そんなこんなでライブ当日の日となった。ライブが行われるドームから少し離れた所に、少し目立つ黒塗りの高級車が数台近くの駐車場に駐車していた。その中に、ライチと知り合いの裏の人間がいた。
「いいか? 可愛い娘のためだ、何が何でもキウという暴走族かぶれのバカ女を始末して来い」
「分かりました。わっしらが必ずキウとやらを仕留めましょう」
「いいか? 絶対に娘と仲間のメロという少女は傷つけるな。あくまでキウだけを狙うのだ」
「へい。了承してます。さて、わっしらはそろそろ行きます。旦那は別の車でお帰りください。政治家の人間がわっしらと一緒にいるところをマスコミのゴミ共が知ったら、大騒動になります」
「分かった。では」
ライチは周囲を見回し、マスコミの人間がいないことを確認し、そそくさと別の車へ向かい、去って行った。ライチが去った後、裏の人間たちはドームに向けて車を動かした。
その一方で、ドーム近くの道路では警察の群れができていた。住民から朝から暴走族がうるさいと何度も似たような通報が来ているのだ。

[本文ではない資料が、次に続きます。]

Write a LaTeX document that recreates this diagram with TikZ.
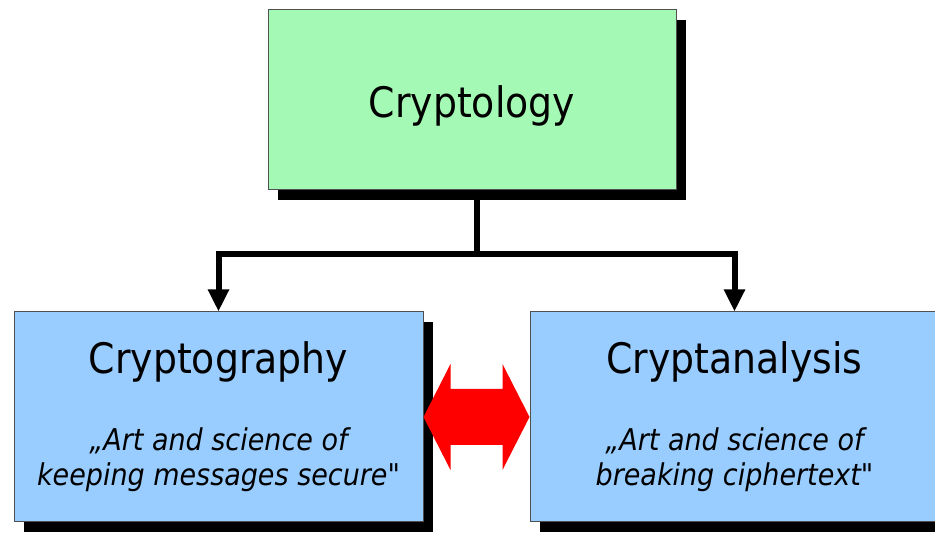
\documentclass[tikz,border=0pt]{standalone}
\usepackage{fontspec}
\setmainfont{DejaVu Sans Condensed}[Ligatures=TeXOff]
\usetikzlibrary{arrows.meta}
\usetikzlibrary{shadows}
\usetikzlibrary{calc}
\definecolor{mgreen}{RGB}{164,250,180}
\definecolor{mblue}{RGB}{153,204,255}
\definecolor{mborder}{RGB}{80,80,80}
\newcommand{\headfont}{\fontsize{42}{48}\selectfont\upshape}
\newcommand{\quotefont}{\fontsize{30}{35}\selectfont\itshape}
\tikzset{box/.style = {draw=mborder, line width=1pt, inner sep=0pt, align=center,
                       drop shadow={shadow xshift=10pt, shadow yshift=-10pt, fill=black, opacity=1}},
         greenbox/.style = {box, fill=mgreen, minimum width=408pt, minimum height=180pt,
                            text height=48pt, text depth=12pt, font=\fontsize{42}{48}\selectfont},
         bluebox/.style = {box, fill=mblue, minimum width=409pt, minimum height=210pt, font=\quotefont},
         link/.style = {line width=6pt, -{Triangle[width=20pt,length=22pt]}}}

\begin{document}
\begin{tikzpicture}[x=1pt, y=1pt]
      \useasboundingbox (0, 0) rectangle (935, 533);
      \clip (0, 0) rectangle (935, 533);

      \node [greenbox] (logy) at (472, 433) {Cryptology};
      \node [bluebox] (graphy) at (218.5, 116)
            {{\headfont Cryptography}\\[42pt] „Art and science of\\ keeping messages secure"};
      \node [bluebox] (analysis) at (734.5, 116)
            {{\headfont Cryptanalysis}\\[42pt] „Art and science of\\ breaking ciphertext"};

      % tree connectors
      \coordinate (fork) at ($(logy.south) + (5, -64)$);
      \draw [line width=6pt] ([xshift=5pt]logy.south) -- (fork);
      \draw [link] (fork) -| (graphy.north);
      \draw [link] (fork) -| (analysis.north);

      % red double arrow
      \fill [red] (graphy.east) -- ++(27, 53) -- ++(0, -25) -- ($(analysis.west) + (-27, 28)$)
            -- ++(0, 25) -- (analysis.west) -- ++(-27, -53) -- ++(0, 25)
            -- ($(graphy.east) + (27, -28)$) -- ++(0, -25) -- cycle;
    \end{tikzpicture}
\end{document}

「全く。今日は近くでチェリーポップのライブがあるから、大半の警察官がそっちの見回りに行ってるってのに……」
「どうして今日に限ってバカ共がバカ騒ぎを起こすんだ? 嫌がらせか?」
そんな愚痴を言っていると、目の前から合成果汁の旗を付けたバイクの群れが現れた。
「うわ! 合成果汁だ!」
「あの迷惑軍団、朝から何をするつもりだ!」
警察官たちは合成果汁を止めるため、タイヤをパンクさせる罠を道路に置いた。だが、合成果汁は近くのパトカーに向かってウイリーし、パトカーをジャンプ台として飛び上がり、罠を回避した。
「クソ! パトカーを!」
「あいつら、絶対に許さん! 何が何でも全員しょっ引くぞ!」
それから警察官たちは他の仲間に連絡し、合成果汁の逮捕に動いた。
チェリーポップの控室。キウは煙草を吸いながら軽くストレッチをしていた。メロは化粧台で化粧をしていたが、その途中でレーモが話しかけてきた。
「ねぇメロ、今日何かが起こりそうな予感ね」
「え? そうなの?」
メロは少し驚きながら言葉を返した。その言葉を聞き、レーモは笑顔で話を続けた。
「どうなるか分からないけど、とにかくいいことが起こりそう。うふ、それじゃ、今日のライブ頑張りましょうね」
と言って、レーモはトイレへ向かった。キョトンとしたメロは去って行くレーモを見ていたが、後ろからキウが話しかけてきた。
「メロ、あんなバカ女の話すことなんて信じちゃいけないよ。それと、権力で甘ちゃんになったバカ女のようになっちゃダメだよ」
「は……はぁ……」
「一番若いんだから、変な奴が近付くと思う。もし、変なことがあったら一目散に逃げな。おっと、煙草が……」
キウは落ちそうになった吸殻を見て、慌てて灰皿の方へ向かった。仲の悪い二人を見て、どうしてこんなことをするんだろうとメロは内心思った。
その一方。外にいるクリムたちは遠くから聞こえる合成果汁のバイクの排気音に気付いていた。
「さて、来たようですね」
「朝早くからご苦労なこった」
クリムは光を発し、シュウはスコープが付いたライフルを構えた。後ろにいるリナサは闇を発してドームを守り、ナギはいつでも治療ができるように準備をしていた。これで、クリムたちが戦う準備ができた。